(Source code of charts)

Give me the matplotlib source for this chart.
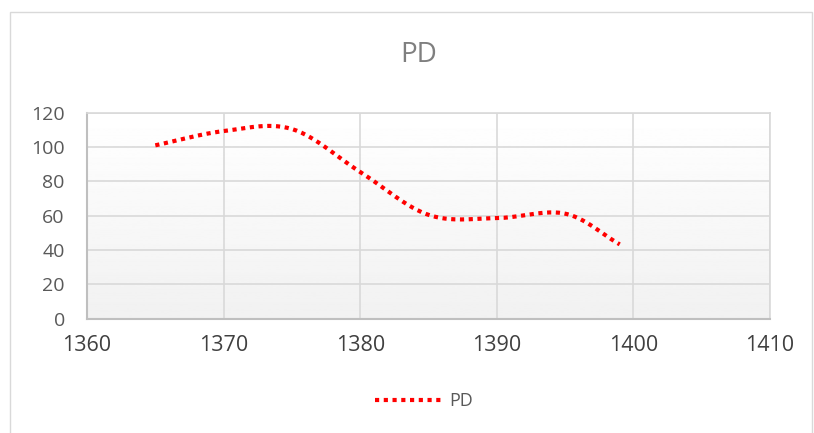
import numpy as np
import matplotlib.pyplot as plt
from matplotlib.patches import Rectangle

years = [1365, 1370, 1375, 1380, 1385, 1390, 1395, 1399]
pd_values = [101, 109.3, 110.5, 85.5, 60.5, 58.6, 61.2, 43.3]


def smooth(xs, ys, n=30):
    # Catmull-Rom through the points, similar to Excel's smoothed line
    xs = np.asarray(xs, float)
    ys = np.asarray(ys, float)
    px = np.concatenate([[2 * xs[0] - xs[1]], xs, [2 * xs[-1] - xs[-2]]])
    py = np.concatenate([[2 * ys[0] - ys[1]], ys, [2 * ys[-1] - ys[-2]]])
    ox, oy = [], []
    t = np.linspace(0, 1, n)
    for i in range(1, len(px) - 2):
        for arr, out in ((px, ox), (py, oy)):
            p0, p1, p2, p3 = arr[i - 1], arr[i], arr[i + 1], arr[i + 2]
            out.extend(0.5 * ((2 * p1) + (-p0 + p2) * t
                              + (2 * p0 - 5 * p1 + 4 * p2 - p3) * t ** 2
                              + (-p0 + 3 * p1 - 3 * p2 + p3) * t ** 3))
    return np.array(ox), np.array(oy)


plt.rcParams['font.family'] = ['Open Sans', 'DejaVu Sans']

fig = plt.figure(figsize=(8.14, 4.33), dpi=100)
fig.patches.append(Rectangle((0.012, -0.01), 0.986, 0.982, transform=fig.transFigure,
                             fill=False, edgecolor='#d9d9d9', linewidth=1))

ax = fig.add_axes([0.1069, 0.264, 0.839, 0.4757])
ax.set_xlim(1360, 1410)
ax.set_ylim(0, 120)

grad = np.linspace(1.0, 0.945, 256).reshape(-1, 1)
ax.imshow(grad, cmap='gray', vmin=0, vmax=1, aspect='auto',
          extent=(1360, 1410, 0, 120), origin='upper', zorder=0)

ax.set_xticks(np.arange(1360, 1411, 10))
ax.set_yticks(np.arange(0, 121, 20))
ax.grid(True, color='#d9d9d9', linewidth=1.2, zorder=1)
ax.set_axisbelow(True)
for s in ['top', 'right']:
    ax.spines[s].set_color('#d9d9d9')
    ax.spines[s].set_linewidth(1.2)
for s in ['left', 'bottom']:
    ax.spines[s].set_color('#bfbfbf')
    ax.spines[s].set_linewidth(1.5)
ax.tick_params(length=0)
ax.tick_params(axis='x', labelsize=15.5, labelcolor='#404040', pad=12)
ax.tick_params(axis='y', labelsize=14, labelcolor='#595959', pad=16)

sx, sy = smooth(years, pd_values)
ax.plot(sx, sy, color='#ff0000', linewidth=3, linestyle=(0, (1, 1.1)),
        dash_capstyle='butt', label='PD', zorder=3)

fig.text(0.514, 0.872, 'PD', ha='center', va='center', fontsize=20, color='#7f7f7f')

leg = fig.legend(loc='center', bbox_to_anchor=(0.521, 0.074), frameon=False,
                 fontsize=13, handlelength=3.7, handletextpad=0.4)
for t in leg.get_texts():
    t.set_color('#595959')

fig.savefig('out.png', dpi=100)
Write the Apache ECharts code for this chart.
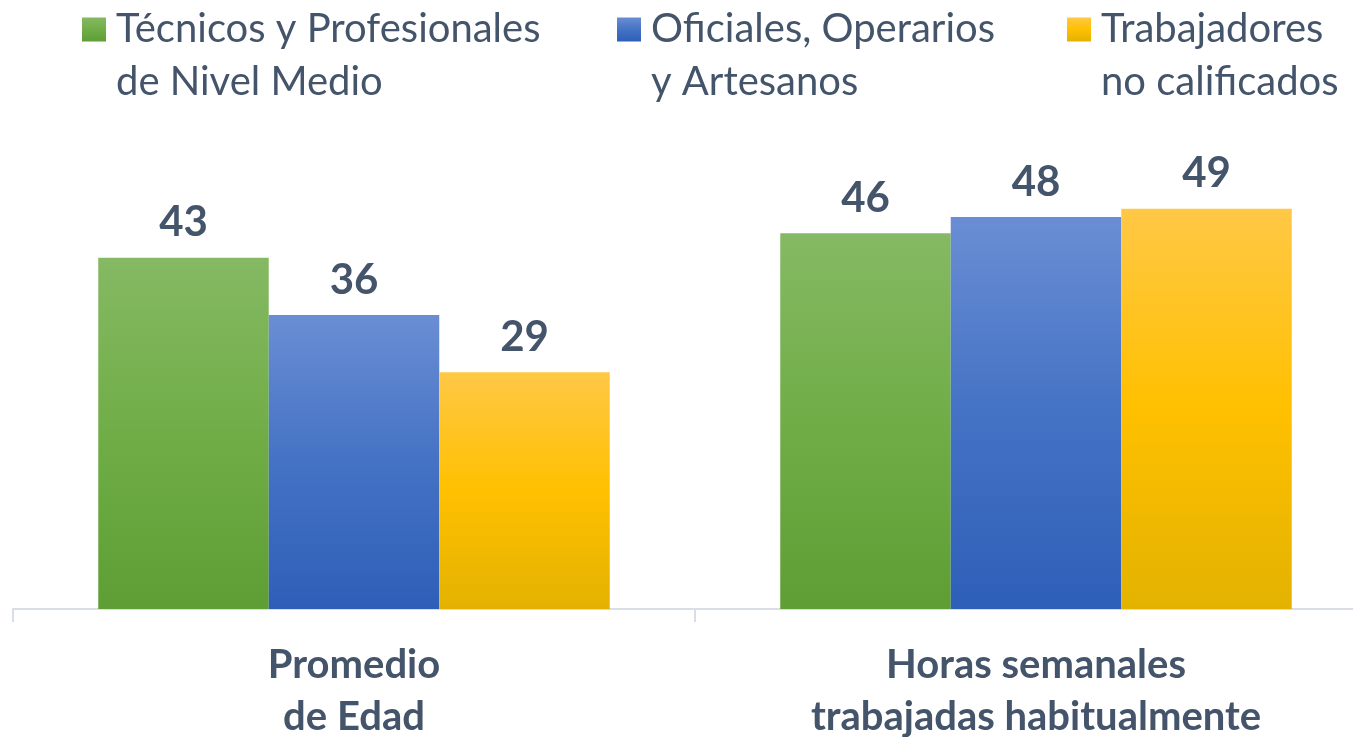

Stated goal
Pictures excluded, repeat the records exactly from their opening line through the line containing "plt.rcParams['font.family'] = ['Open".

Exercise solution
Give me the matplotlib source for this chart.
import numpy as np
import matplotlib.pyplot as plt
from matplotlib.patches import Rectangle

years = [1365, 1370, 1375, 1380, 1385, 1390, 1395, 1399]
pd_values = [101, 109.3, 110.5, 85.5, 60.5, 58.6, 61.2, 43.3]


def smooth(xs, ys, n=30):
    # Catmull-Rom through the points, similar to Excel's smoothed line
    xs = np.asarray(xs, float)
    ys = np.asarray(ys, float)
    px = np.concatenate([[2 * xs[0] - xs[1]], xs, [2 * xs[-1] - xs[-2]]])
    py = np.concatenate([[2 * ys[0] - ys[1]], ys, [2 * ys[-1] - ys[-2]]])
    ox, oy = [], []
    t = np.linspace(0, 1, n)
    for i in range(1, len(px) - 2):
        for arr, out in ((px, ox), (py, oy)):
            p0, p1, p2, p3 = arr[i - 1], arr[i], arr[i + 1], arr[i + 2]
            out.extend(0.5 * ((2 * p1) + (-p0 + p2) * t
                              + (2 * p0 - 5 * p1 + 4 * p2 - p3) * t ** 2
                              + (-p0 + 3 * p1 - 3 * p2 + p3) * t ** 3))
    return np.array(ox), np.array(oy)


plt.rcParams['font.family'] = ['Open Sans', 'DejaVu Sans']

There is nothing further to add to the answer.